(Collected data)
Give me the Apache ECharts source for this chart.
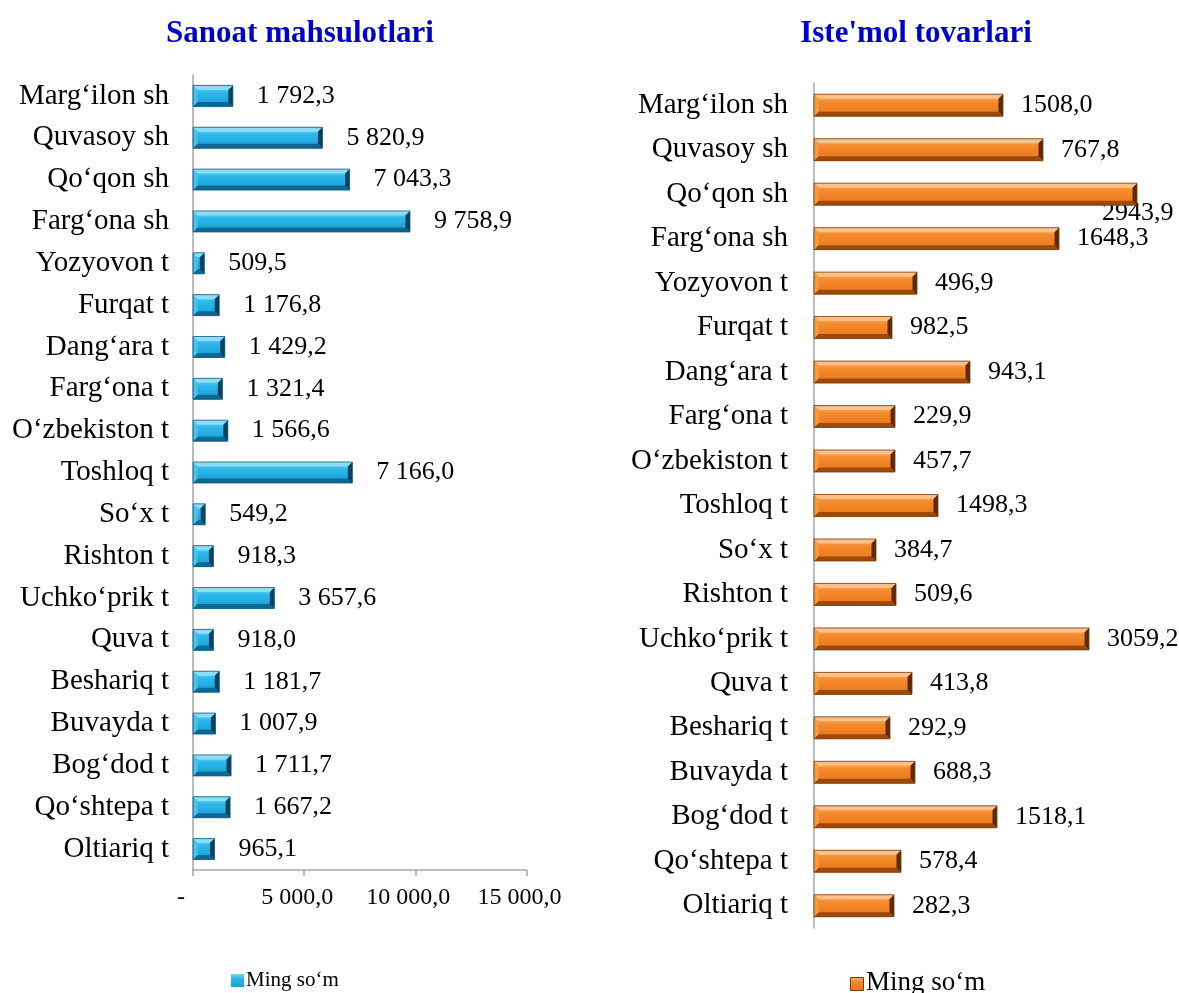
<!DOCTYPE html>
<html>
<head>
<meta charset="utf-8">
<script src="https://cdn.jsdelivr.net/npm/echarts@6/dist/echarts.min.js"></script>
<style>
html,body{margin:0;padding:0;background:#fff;}
#chart{width:1179px;height:993px;}
</style>
</head>
<body>
<div id="chart"></div>
<script>
// Categories (top to bottom)
const categories = ["Marg‘ilon sh","Quvasoy sh","Qo‘qon sh","Farg‘ona sh","Yozyovon t","Furqat t","Dang‘ara t","Farg‘ona t","O‘zbekiston t","Toshloq t","So‘x t","Rishton t","Uchko‘prik t","Quva t","Beshariq t","Buvayda t","Bog‘dod t","Qo‘shtepa t","Oltiariq t"];
// Sanoat mahsulotlari (ming so'm)
const industryValues = [1792.3,5820.9,7043.3,9758.9,509.5,1176.8,1429.2,1321.4,1566.6,7166.0,549.2,918.3,3657.6,918.0,1181.7,1007.9,1711.7,1667.2,965.1];
// Iste'mol tovarlari: printed label values
const consumerValues = [1508.0,767.8,2943.9,1648.3,496.9,982.5,943.1,229.9,457.7,1498.3,384.7,509.6,3059.2,413.8,292.9,688.3,1518.1,578.4,282.3];
// Iste'mol tovarlari: bar lengths as drawn in the picture (relative units)
const consumerBarLengths = [1890,2290,3230,2450,1030,780,1560,810,810,1240,620,820,2750,980,760,1010,1830,870,800];
const industryTicks = [0,5000,10000,15000];
const titles = ["Sanoat mahsulotlari","Iste'mol tovarlari"];
const legendName = "Ming so‘m";

function fmtSpace(v){
  if (v === 0) return "{d|-}";
  const s = v.toFixed(1);
  let [i,d] = s.split(".");
  i = i.replace(/\B(?=(\d{3})+(?!\d))/g, " ");
  return i + "," + d;
}
function fmtPlain(v){ return v.toFixed(1).replace(".", ","); }

const G = echarts.graphic.LinearGradient;
const blueFace = new G(0,0,0,1,[
  {offset:0,color:'#7AD6F4'},{offset:0.35,color:'#2DB8EA'},{offset:1,color:'#169DD3'}]);
const orangeFace = new G(0,0,0,1,[
  {offset:0,color:'#FBB06A'},{offset:0.35,color:'#F48A2A'},{offset:1,color:'#E9761A'}]);
const blueBevel = {top:'#8EDDF6', left:'#4CC0E8', bottom:'#0B6892', right:'#08405E', edge:'#0A5A80'};
const orangeBevel = {top:'#FCC088', left:'#F69B45', bottom:'#9C4A0C', right:'#5E2A06', edge:'#7A3A08'};

const labelFont = {fontFamily:'Liberation Serif', fontSize:26, color:'#000'};
const catFont = {fontFamily:'Liberation Serif', fontSize:29, color:'#000'};

const qoqonIdx = categories.indexOf("Qo‘qon sh");
const consumerData = consumerBarLengths.map((v,i)=>{
  const item = {value:v, labelText: fmtPlain(consumerValues[i])};
  if (i === qoqonIdx) item.label = {offset:[-53,19]};
  return item;
});

function bevelRenderer(barH, pal){
  return function(params, api){
    const v = api.value(0), idx = api.value(1);
    const p0 = api.coord([0, idx]), p1 = api.coord([v, idx]);
    const x0 = p0[0], x1 = p1[0], yc = p0[1];
    const y0 = yc - barH/2, y1 = yc + barH/2;
    const b = Math.min(4.5, (x1-x0)/2, barH/2);
    const poly = (pts, fill) => ({type:'polygon', shape:{points:pts}, style:{fill:fill}, silent:true});
    return {type:'group', children:[
      poly([[x0,y0],[x1,y0],[x1-b,y0+b],[x0+b,y0+b]], pal.top),
      poly([[x0,y1],[x1,y1],[x1-b,y1-b],[x0+b,y1-b]], pal.bottom),
      poly([[x0,y0],[x0+b,y0+b],[x0+b,y1-b],[x0,y1]], pal.left),
      poly([[x1,y0],[x1-b,y0+b],[x1-b,y1-b],[x1,y1]], pal.right),
      {type:'rect', shape:{x:x0,y:y0,width:x1-x0,height:barH}, style:{fill:'none', stroke:pal.edge, lineWidth:0.8}, silent:true}
    ]};
  };
}

const chart = echarts.init(document.getElementById('chart'));
chart.setOption({
  animation:false,
  title:[
    {text:titles[0], left:295, top:13, textAlign:'center',
     textStyle:{fontFamily:'Liberation Serif', fontWeight:'bold', fontSize:31, color:'#0000CC'}},
    {text:titles[1], left:911, top:13, textAlign:'center',
     textStyle:{fontFamily:'Liberation Serif', fontWeight:'bold', fontSize:31, color:'#0000CC'}}
  ],
  legend:[
    {left:226, top:965, itemWidth:13, itemHeight:13, itemGap:4, icon:'rect', data:[{name:legendName}],
     textStyle:{fontFamily:'Liberation Serif', fontSize:21, color:'#000', padding:[0,0,0,-3]},
     selectedMode:false}
  ],
  grid:[
    {left:193, top:75, width:333.5, height:795},
    {left:814, top:83, width:350, height:845}
  ],
  xAxis:[
    {gridIndex:0, type:'value', min:0, max:15000, interval:5000,
     splitLine:{show:false},
     axisLine:{show:true, lineStyle:{color:'#A6A6A6', width:1.5}},
     axisTick:{show:true, length:6, lineStyle:{color:'#A6A6A6', width:1.5}},
     axisLabel:{fontFamily:'Liberation Serif', fontSize:24, color:'#000', margin:16,
       formatter:v=>fmtSpace(v), padding:[0,14,0,0],
       rich:{d:{fontFamily:'Liberation Serif', fontSize:24, color:'#000', padding:[0,10,0,0]}}}},
    {gridIndex:1, type:'value', min:0, max:3500, show:false, splitLine:{show:false}}
  ],
  yAxis:[
    {gridIndex:0, type:'category', data:categories, inverse:true,
     axisLine:{lineStyle:{color:'#A6A6A6', width:1.5}},
     axisTick:{length:7, lineStyle:{color:'#A6A6A6', width:1.5}},
     axisLabel:{...catFont, margin:24}},
    {gridIndex:1, type:'category', data:categories, inverse:true,
     axisLine:{lineStyle:{color:'#A6A6A6', width:1.5}},
     axisTick:{length:8, lineStyle:{color:'#A6A6A6', width:1.5}},
     axisLabel:{...catFont, margin:26}}
  ],
  series:[
    {name:legendName, type:'bar', xAxisIndex:0, yAxisIndex:0, data:industryValues,
     barWidth:21, itemStyle:{color:blueFace},
     label:{show:true, position:'right', distance:24, ...labelFont, formatter:p=>fmtSpace(p.value)}},
    {name:'consumer', type:'bar', xAxisIndex:1, yAxisIndex:1, data:consumerData,
     barWidth:22, itemStyle:{color:orangeFace},
     label:{show:true, position:'right', distance:18, ...labelFont, formatter:p=>p.data.labelText}},
    {name:'bevel1', type:'custom', xAxisIndex:0, yAxisIndex:0, silent:true, z:3,
     data:industryValues.map((v,i)=>[v,i]), encode:{x:0,y:1},
     renderItem:bevelRenderer(21, blueBevel)},
    {name:'bevel2', type:'custom', xAxisIndex:1, yAxisIndex:1, silent:true, z:3,
     data:consumerBarLengths.map((v,i)=>[v,i]), encode:{x:0,y:1},
     renderItem:bevelRenderer(22, orangeBevel)}
  ],
  graphic:[
    {type:'rect', left:850, top:977, shape:{width:13,height:13}, style:{fill:orangeFace, stroke:'#7A3A08', lineWidth:1}},
    {type:'text', left:866, top:969, style:{text:legendName, font:'27px "Liberation Serif"', fill:'#000'}}
  ]
});
</script>
</body>
</html>
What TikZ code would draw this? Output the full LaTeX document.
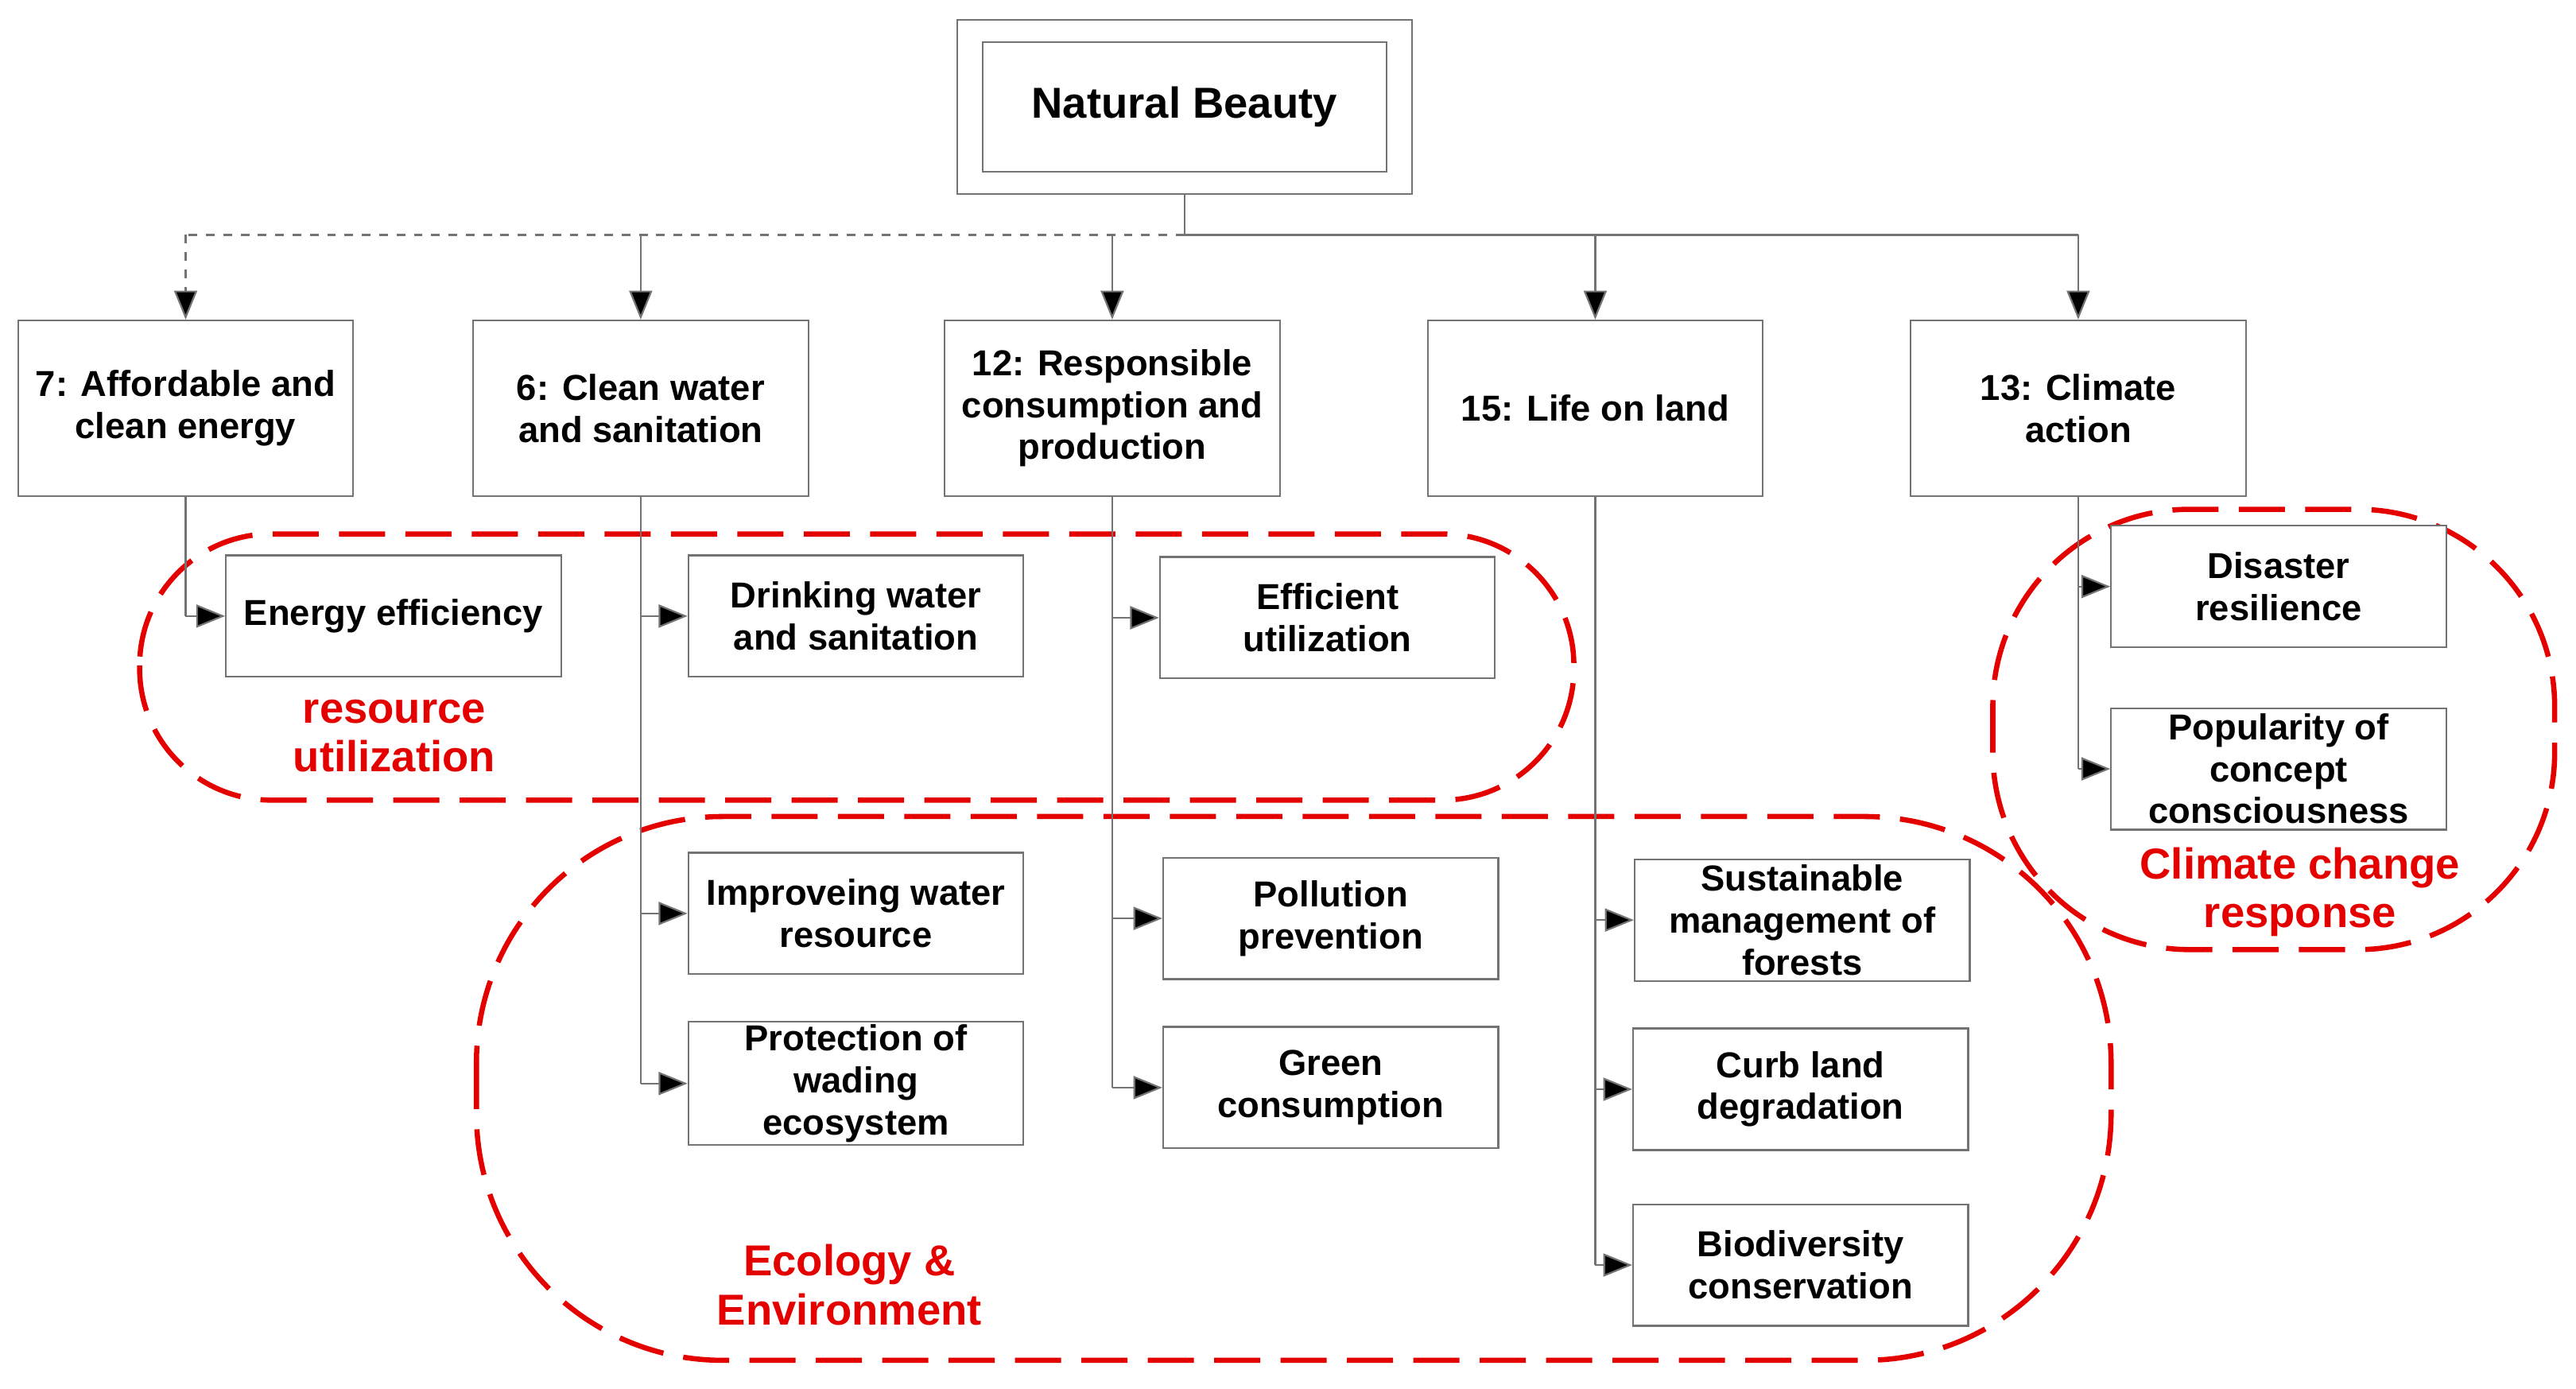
\documentclass[tikz,border=0pt]{standalone}
\usepackage{fontspec}
\setmainfont{Liberation Sans}
\usetikzlibrary{arrows.meta}
\begin{document}
\begin{tikzpicture}[x=0.02cm,y=-0.02cm,
  box/.style={draw=black!55,line width=0.6pt,fill=white,minimum width=4.08cm,minimum height=1.48cm,align=center,font=\fontsize{12.5}{14.5}\selectfont\bfseries,inner sep=1pt},
  top/.style={box,minimum height=2.14cm},
  ln/.style={draw=black!55,line width=0.6pt},
  arr/.style={ln,-{Triangle[length=10pt,width=8pt,fill=black]}},
  reg/.style={draw=red!90!black,line width=1.8pt,dash pattern=on 16pt off 7pt},
  lab/.style={text=red!90!black,font=\fontsize{15}{17}\selectfont\bfseries,align=center}]
\useasboundingbox (0,0) rectangle (1568,845);
% regions
\draw[reg,rounded corners=1.6cm] (85,325) rectangle (958,487);
\draw[reg,rounded corners=3cm] (290,497) rectangle (1285,828);
\draw[reg,rounded corners=2.4cm] (1213,310) rectangle (1555,578);
\node[lab] (l1) at (240,448) {resource\\utilization};
\node[lab] (l2) at (517,782) {Ecology \&\\Environment};
\node[lab] (l3) at (1400,543) {Climate change\\response};
% root
\node[draw=black!55,line width=0.6pt,minimum width=5.54cm,minimum height=2.12cm] (rootout) at (721,65) {};
\node[draw=black!55,line width=0.6pt,minimum width=4.92cm,minimum height=1.58cm,font=\fontsize{15}{17}\selectfont\bfseries] (root) at (721,65) {Natural Beauty};
% top nodes
\node[top] (t7) at (113,248.5) {7: Affordable and\\clean energy};
\node[top] (t6) at (390,248.5) {6: Clean water\\and sanitation};
\node[top] (t12) at (677,248.5) {12: Responsible\\consumption and\\production};
\node[top] (t15) at (971,248.5) {15: Life on land};
\node[top] (t13) at (1265,248.5) {13: Climate\\action};
\coordinate (b0) at (721,143);
\coordinate (b7) at (113,143);
\coordinate (b6) at (390,143);
\coordinate (b12) at (677,143);
\coordinate (b15) at (971,143);
\coordinate (b13) at (1265,143);
\draw[ln] (rootout.south) -- (b0);
\draw[ln,dashed] (b0) -- (b7);
\draw[ln] (b0) -- (b13);
\draw[arr,dashed] (b7) -- (t7.north);
\foreach \n in {6,12,15,13} \draw[arr] (b\n) -- (t\n.north);
% sub nodes
\node[box] (ee) at (239.5,375) {Energy efficiency};
\node[box] (dw) at (521,375) {Drinking water\\and sanitation};
\node[box] (eu) at (808,376) {Efficient\\utilization};
\node[box] (iw) at (521,556) {Improveing water\\resource};
\node[box] (pw) at (521,659.5) {Protection of\\wading\\ecosystem};
\node[box] (pp) at (810,559) {Pollution\\prevention};
\node[box] (gc) at (810,662) {Green\\consumption};
\node[box] (sm) at (1097,560) {Sustainable\\management of\\forests};
\node[box] (cl) at (1096,663) {Curb land\\degradation};
\node[box] (bc) at (1096,770) {Biodiversity\\conservation};
\node[box] (dr) at (1387,357) {Disaster\\resilience};
\node[box] (pc) at (1387,468) {Popularity of\\concept\\consciousness};
% connectors
\draw[ln] (t7.south) -- (113,375);
\draw[arr] (113,375) -- (ee.west);
\draw[ln] (t6.south) -- (390,659.5);
\foreach \m in {dw,iw,pw} \draw[arr] (390,0 |- \m.west) -- (\m.west);
\draw[ln] (t12.south) -- (677,662);
\foreach \m in {eu,pp,gc} \draw[arr] (677,0 |- \m.west) -- (\m.west);
\draw[ln] (t15.south) -- (971,770);
\foreach \m in {sm,cl,bc} \draw[arr] (971,0 |- \m.west) -- (\m.west);
\draw[ln] (t13.south) -- (1265,468);
\foreach \m in {dr,pc} \draw[arr] (1265,0 |- \m.west) -- (\m.west);
\end{tikzpicture}
\end{document}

**GIVEN TASK**
Every line of the listing that holds "this" should be found and copied.

**CORRECT RESULT**
Give me the Apache ECharts source for this chart.
What TikZ code would draw this? Output the full LaTeX document.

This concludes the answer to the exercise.